General information
- Type: Paraglider
- National origin: Austria
- Manufacturer: Airwave Gliders
- Designer: Bruce Goldsmith
- Status: Production completed

History
- Manufactured: mid-2000s

= Airwave Ten =

Austrian-made paraglider

The Airwave Ten is an Austrian single-place, paraglider that was designed by Bruce Goldsmith and produced by Airwave Gliders of Fulpmes. It is now out of production.
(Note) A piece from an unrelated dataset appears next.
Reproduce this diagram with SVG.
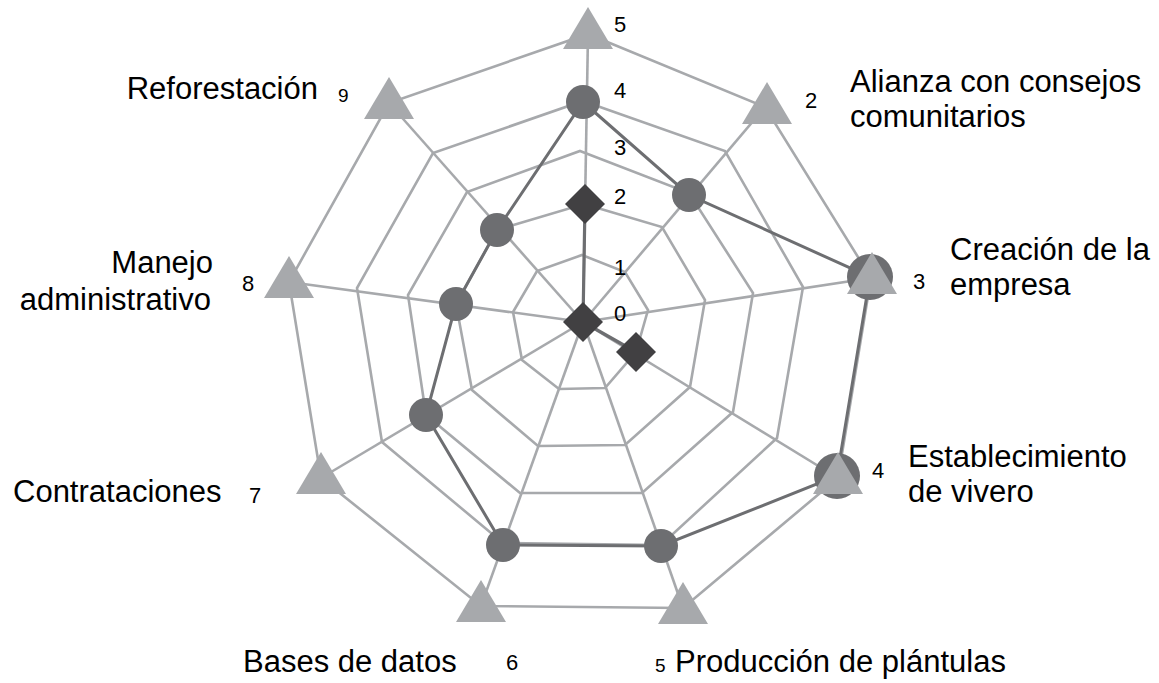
<svg xmlns="http://www.w3.org/2000/svg" width="1159" height="683" viewBox="0 0 1159 683">
<defs>
<style>
.grid{fill:none;stroke:#a7a9ac;stroke-width:2.6;stroke-linejoin:miter}
.sline{fill:none;stroke:#6d6e71;stroke-width:3}
.dline{fill:none;stroke:#6d6e71;stroke-width:3.2}
.circ{fill:#6d6e71}
.tri{fill:#a7a9ac}
.dia{fill:#414042}
.lbl{font-family:"Liberation Sans",Arial,sans-serif;font-size:31px;fill:#000}
.num{font-family:"Liberation Sans",Arial,sans-serif;font-size:22px;fill:#000}
</style>
<path id="triangle" d="M0,-27 L25,15 L-25,15 Z"/>
<path id="diamond" d="M0,-20 L20,0 L0,20 L-20,0 Z"/>
</defs>
<rect width="1159" height="683" fill="#fff"/>
<g id="connectors">
<g id="grid-rings" class="grid">
<polygon points="582,255 625,272 648,310 636,352 605,388 559,389 522,360 513,312 537,271"/>
<polygon points="584,204 662,227 705,300 690,387 625,445 538,446 472,390 456,304 497,230"/>
<polygon points="580,151 689,193 753,293 733,412 642,493 520,493 426,415 408,295 467,192"/>
<polygon points="583,101 725,151 803,287 777,438 661,545 503,543 382,442 357,288 433,153"/>
<polygon points="588,34 765,107 871,278 838,478 683,608 481,606 321,478 289,282 389,103"/>
</g>
<g id="grid-axes" class="grid">
<line x1="583" y1="322" x2="588" y2="34"/>
<line x1="583" y1="322" x2="765" y2="107"/>
<line x1="583" y1="322" x2="871" y2="278"/>
<line x1="583" y1="322" x2="838" y2="478"/>
<line x1="583" y1="322" x2="683" y2="608"/>
<line x1="583" y1="322" x2="481" y2="606"/>
<line x1="583" y1="322" x2="321" y2="478"/>
<line x1="583" y1="322" x2="289" y2="282"/>
<line x1="583" y1="322" x2="389" y2="103"/>
</g>
<polyline id="series-diamond-line" class="dline" points="585,204 583,322 636,352"/>
<polygon id="series-circle-line" class="sline" points="583,102 689,195 870,277 837,476 661,546 503,545 426,415 456,304 497,230"/>
</g>
<g id="series-circle">
<circle id="c-top" class="circ" cx="583" cy="102" r="17"/>
<circle id="c-alianza" class="circ" cx="689" cy="195" r="17"/>
<circle id="c-creacion" class="circ" cx="870" cy="277" r="23"/>
<circle id="c-vivero" class="circ" cx="837" cy="476" r="23"/>
<circle id="c-produccion" class="circ" cx="661" cy="546" r="17"/>
<circle id="c-bases" class="circ" cx="503" cy="545" r="17"/>
<circle id="c-contrataciones" class="circ" cx="426" cy="415" r="17"/>
<circle id="c-manejo" class="circ" cx="456" cy="304" r="17"/>
<circle id="c-reforestacion" class="circ" cx="497" cy="230" r="17"/>
</g>
<g id="series-triangle" class="tri">
<use id="t-top" href="#triangle" x="588" y="34"/>
<use id="t-alianza" href="#triangle" x="767" y="109"/>
<use id="t-creacion" href="#triangle" x="872" y="279"/>
<use id="t-vivero" href="#triangle" x="838" y="479"/>
<use id="t-produccion" href="#triangle" x="683" y="609"/>
<use id="t-bases" href="#triangle" x="481" y="607"/>
<use id="t-contrataciones" href="#triangle" x="321" y="479"/>
<use id="t-manejo" href="#triangle" x="289" y="283"/>
<use id="t-reforestacion" href="#triangle" x="389" y="104"/>
</g>
<g id="series-diamond" class="dia">
<use id="d-top" href="#diamond" x="585" y="204"/>
<use id="d-center" href="#diamond" x="583" y="322"/>
<use id="d-vivero" href="#diamond" x="636" y="352"/>
</g>
<g id="scale-labels" class="num">
<text x="614" y="32">5</text>
<text x="614" y="98">4</text>
<text x="614" y="155">3</text>
<text x="614" y="204">2</text>
<text x="614" y="275">1</text>
<text x="614" y="321">0</text>
</g>
<g id="axis-labels">
<g id="axis-alianza"><text class="num" x="805" y="108">2</text><text class="lbl" x="850" y="92">Alianza con consejos</text><text class="lbl" x="850" y="127">comunitarios</text></g>
<g id="axis-creacion"><text class="num" x="913" y="289">3</text><text class="lbl" x="950" y="260">Creación de la</text><text class="lbl" x="950" y="295">empresa</text></g>
<g id="axis-vivero"><text class="num" x="872" y="478">4</text><text class="lbl" x="908" y="467">Establecimiento</text><text class="lbl" x="908" y="502">de vivero</text></g>
<g id="axis-produccion"><text class="num" x="655" y="672" style="font-size:19px">5</text><text class="lbl" x="675" y="672">Producción de plántulas</text></g>
<g id="axis-bases"><text class="lbl" x="243" y="672">Bases de datos</text><text class="num" x="506" y="670">6</text></g>
<g id="axis-contrataciones"><text class="lbl" x="13" y="502">Contrataciones</text><text class="num" x="249" y="503">7</text></g>
<g id="axis-manejo"><text class="lbl" x="213" y="273" text-anchor="end">Manejo</text><text class="lbl" x="211" y="310" text-anchor="end">administrativo</text><text class="num" x="242" y="291">8</text></g>
<g id="axis-reforestacion"><text class="lbl" x="318" y="99" text-anchor="end">Reforestación</text><text class="num" x="338" y="102" style="font-size:19px">9</text></g>
</g>
</svg>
==Design and development==
The Ten was designed as a competition glider and has a top speed of 65 km/h. It is named for its glide ratio if 10:1. The models are each named for their relative size.

==Variants==
- Ten S
Small-sized model for lighter pilots. Its wing has an area of 24.46 m2, 75 cells and the aspect ratio is 6.25:1. The pilot weight range is 81 to 98 kg.
- Ten M
Mid-sized model for medium-weight pilots. Its wing has an area of 26 m2, 75 cells and the aspect ratio is 6.25:1. The pilot weight range is 90 to 107 kg.
- Ten L
Large-sized model for heavier pilots. Its wing has an area of 28.12 m2, 75 cells and the aspect ratio is 6.25:1. The pilot weight range is 102 to 120 kg.